» Stated problem
Return the material word for word. Do not include pictures.

========================================

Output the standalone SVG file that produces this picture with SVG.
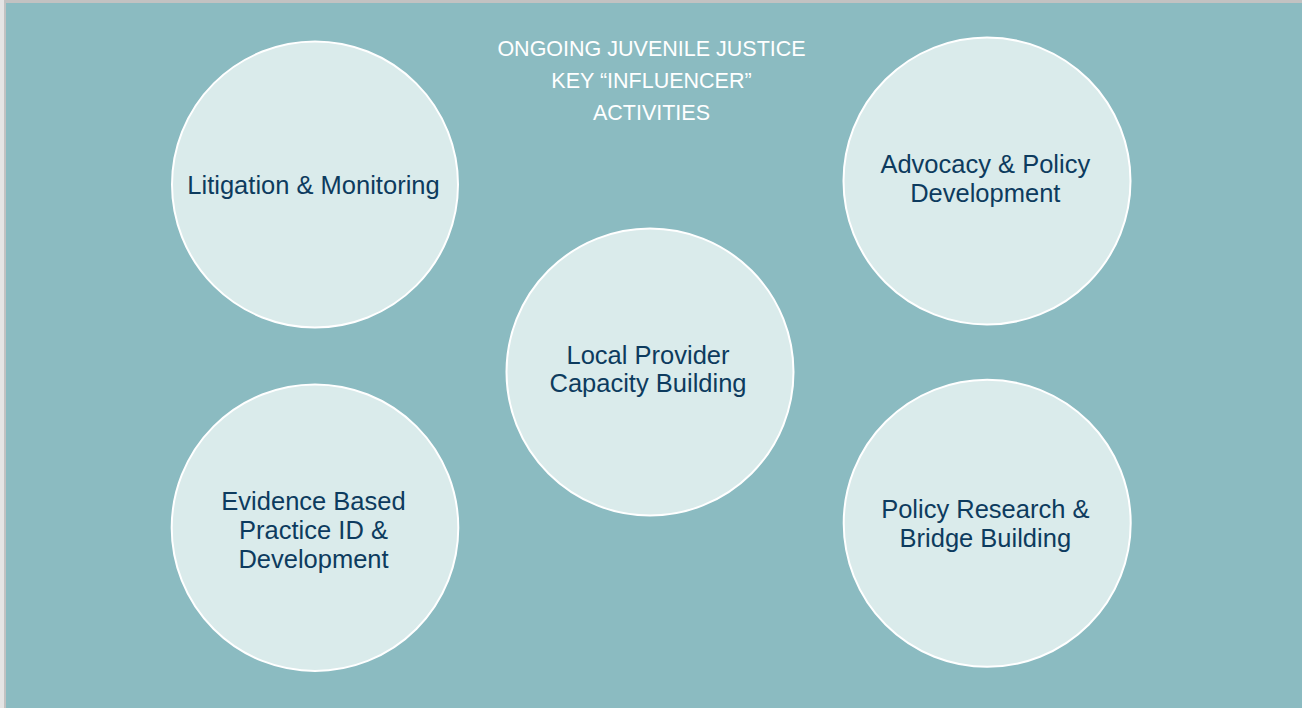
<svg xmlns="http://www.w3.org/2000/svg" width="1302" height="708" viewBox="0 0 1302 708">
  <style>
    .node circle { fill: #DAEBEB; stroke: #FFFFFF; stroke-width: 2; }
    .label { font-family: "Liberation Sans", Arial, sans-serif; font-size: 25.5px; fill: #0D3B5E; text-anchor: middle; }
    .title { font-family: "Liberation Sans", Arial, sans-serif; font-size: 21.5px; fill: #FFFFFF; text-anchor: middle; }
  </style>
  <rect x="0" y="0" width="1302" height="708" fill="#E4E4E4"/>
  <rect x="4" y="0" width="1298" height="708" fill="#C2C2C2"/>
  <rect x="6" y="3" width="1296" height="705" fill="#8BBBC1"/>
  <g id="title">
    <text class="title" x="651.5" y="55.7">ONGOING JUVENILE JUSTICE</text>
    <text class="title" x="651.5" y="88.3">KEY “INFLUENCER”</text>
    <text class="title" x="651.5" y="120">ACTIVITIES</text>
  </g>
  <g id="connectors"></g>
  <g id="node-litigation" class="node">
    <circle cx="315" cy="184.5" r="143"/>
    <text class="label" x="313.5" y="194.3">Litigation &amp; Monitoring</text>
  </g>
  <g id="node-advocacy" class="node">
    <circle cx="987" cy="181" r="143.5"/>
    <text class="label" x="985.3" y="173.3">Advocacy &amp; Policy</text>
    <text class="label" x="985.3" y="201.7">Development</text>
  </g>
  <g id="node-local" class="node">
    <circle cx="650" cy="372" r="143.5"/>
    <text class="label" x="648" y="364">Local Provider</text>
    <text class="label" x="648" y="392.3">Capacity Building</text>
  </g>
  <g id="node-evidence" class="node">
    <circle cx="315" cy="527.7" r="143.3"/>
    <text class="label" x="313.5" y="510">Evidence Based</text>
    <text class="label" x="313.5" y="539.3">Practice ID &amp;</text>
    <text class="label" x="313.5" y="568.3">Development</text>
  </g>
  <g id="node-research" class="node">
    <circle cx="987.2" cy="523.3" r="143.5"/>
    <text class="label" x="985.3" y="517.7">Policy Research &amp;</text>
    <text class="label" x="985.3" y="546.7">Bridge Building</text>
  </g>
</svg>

========================================

» Correct output
Output the standalone SVG file that produces this picture with SVG.
<svg xmlns="http://www.w3.org/2000/svg" width="1302" height="708" viewBox="0 0 1302 708">
  <style>
    .node circle { fill: #DAEBEB; stroke: #FFFFFF; stroke-width: 2; }
    .label { font-family: "Liberation Sans", Arial, sans-serif; font-size: 25.5px; fill: #0D3B5E; text-anchor: middle; }
    .title { font-family: "Liberation Sans", Arial, sans-serif; font-size: 21.5px; fill: #FFFFFF; text-anchor: middle; }
  </style>
  <rect x="0" y="0" width="1302" height="708" fill="#E4E4E4"/>
  <rect x="4" y="0" width="1298" height="708" fill="#C2C2C2"/>
  <rect x="6" y="3" width="1296" height="705" fill="#8BBBC1"/>
  <g id="title">
    <text class="title" x="651.5" y="55.7">ONGOING JUVENILE JUSTICE</text>
    <text class="title" x="651.5" y="88.3">KEY “INFLUENCER”</text>
    <text class="title" x="651.5" y="120">ACTIVITIES</text>
  </g>
  <g id="connectors"></g>
  <g id="node-litigation" class="node">
    <circle cx="315" cy="184.5" r="143"/>
    <text class="label" x="313.5" y="194.3">Litigation &amp; Monitoring</text>
  </g>
  <g id="node-advocacy" class="node">
    <circle cx="987" cy="181" r="143.5"/>
    <text class="label" x="985.3" y="173.3">Advocacy &amp; Policy</text>
    <text class="label" x="985.3" y="201.7">Development</text>
  </g>
  <g id="node-local" class="node">
    <circle cx="650" cy="372" r="143.5"/>
    <text class="label" x="648" y="364">Local Provider</text>
    <text class="label" x="648" y="392.3">Capacity Building</text>
  </g>
  <g id="node-evidence" class="node">
    <circle cx="315" cy="527.7" r="143.3"/>
    <text class="label" x="313.5" y="510">Evidence Based</text>
    <text class="label" x="313.5" y="539.3">Practice ID &amp;</text>
    <text class="label" x="313.5" y="568.3">Development</text>
  </g>
  <g id="node-research" class="node">
    <circle cx="987.2" cy="523.3" r="143.5"/>
    <text class="label" x="985.3" y="517.7">Policy Research &amp;</text>
    <text class="label" x="985.3" y="546.7">Bridge Building</text>
  </g>
</svg>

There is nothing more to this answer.